● **MATERIAL**
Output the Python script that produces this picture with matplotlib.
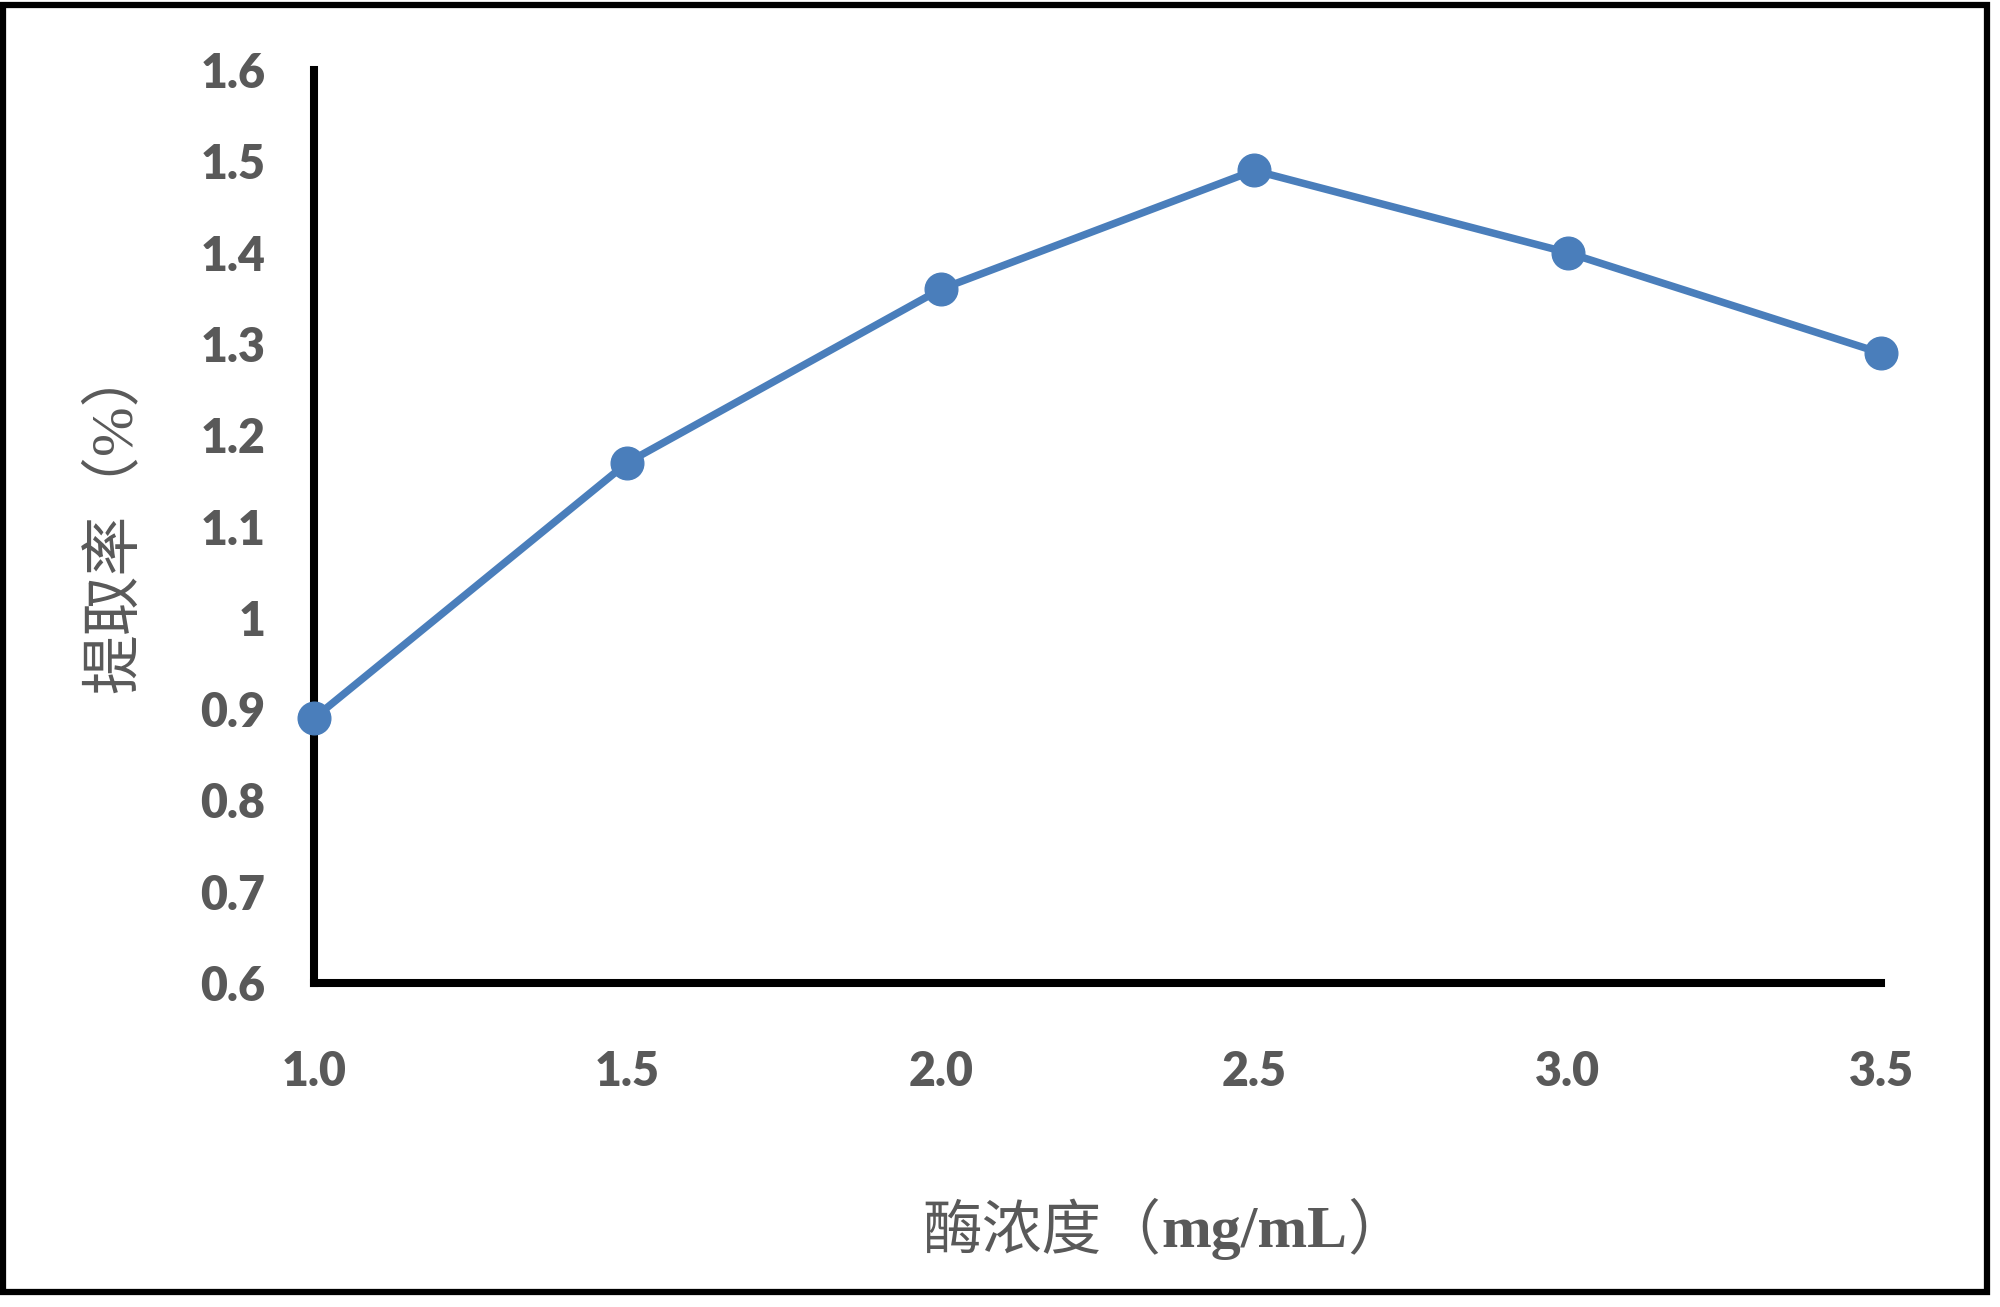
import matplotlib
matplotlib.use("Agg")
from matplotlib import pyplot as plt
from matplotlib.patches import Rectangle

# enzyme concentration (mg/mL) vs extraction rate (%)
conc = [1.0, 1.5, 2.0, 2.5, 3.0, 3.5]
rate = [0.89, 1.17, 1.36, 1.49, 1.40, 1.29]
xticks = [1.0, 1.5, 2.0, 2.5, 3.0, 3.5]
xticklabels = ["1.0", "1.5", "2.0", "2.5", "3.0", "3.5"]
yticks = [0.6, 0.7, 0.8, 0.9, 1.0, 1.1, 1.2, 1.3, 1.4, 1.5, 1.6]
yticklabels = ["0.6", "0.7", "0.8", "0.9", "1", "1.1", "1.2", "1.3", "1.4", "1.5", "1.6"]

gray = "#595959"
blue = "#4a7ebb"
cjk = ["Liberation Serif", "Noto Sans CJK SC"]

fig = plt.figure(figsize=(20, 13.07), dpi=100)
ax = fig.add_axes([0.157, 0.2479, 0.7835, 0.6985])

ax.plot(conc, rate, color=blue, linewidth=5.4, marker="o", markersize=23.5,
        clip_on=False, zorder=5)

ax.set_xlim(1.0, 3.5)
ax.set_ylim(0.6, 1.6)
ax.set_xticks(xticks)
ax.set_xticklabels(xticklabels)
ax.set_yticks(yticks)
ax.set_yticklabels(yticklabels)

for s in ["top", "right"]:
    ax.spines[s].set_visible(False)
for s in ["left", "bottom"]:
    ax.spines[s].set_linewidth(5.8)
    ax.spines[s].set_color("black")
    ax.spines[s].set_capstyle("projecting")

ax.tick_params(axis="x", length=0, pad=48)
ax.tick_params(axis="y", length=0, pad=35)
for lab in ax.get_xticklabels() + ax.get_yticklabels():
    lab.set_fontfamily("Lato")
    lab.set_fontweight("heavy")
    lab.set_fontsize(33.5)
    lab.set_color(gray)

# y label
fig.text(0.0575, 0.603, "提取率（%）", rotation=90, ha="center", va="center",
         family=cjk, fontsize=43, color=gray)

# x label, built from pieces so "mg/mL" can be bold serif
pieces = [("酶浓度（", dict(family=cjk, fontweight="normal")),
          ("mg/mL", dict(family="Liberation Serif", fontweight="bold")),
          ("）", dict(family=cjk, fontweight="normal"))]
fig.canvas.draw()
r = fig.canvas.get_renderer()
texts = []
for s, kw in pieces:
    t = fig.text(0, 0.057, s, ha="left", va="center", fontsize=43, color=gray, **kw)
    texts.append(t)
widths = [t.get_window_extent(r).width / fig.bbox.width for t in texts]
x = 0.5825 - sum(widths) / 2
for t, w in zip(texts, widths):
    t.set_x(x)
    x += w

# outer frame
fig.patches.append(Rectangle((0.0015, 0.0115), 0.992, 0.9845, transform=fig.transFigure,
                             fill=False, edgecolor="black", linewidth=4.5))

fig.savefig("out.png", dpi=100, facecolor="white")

● **EXERCISE REQUIREMENTS**
Omitting all pictures, restate exactly the lines of the material from its start through the line that contains "from matplotlib.patches import Rectangle".

● **SOLUTION TO THIS TASK**
Output the Python script that produces this picture with matplotlib.
import matplotlib
matplotlib.use("Agg")
from matplotlib import pyplot as plt
from matplotlib.patches import Rectangle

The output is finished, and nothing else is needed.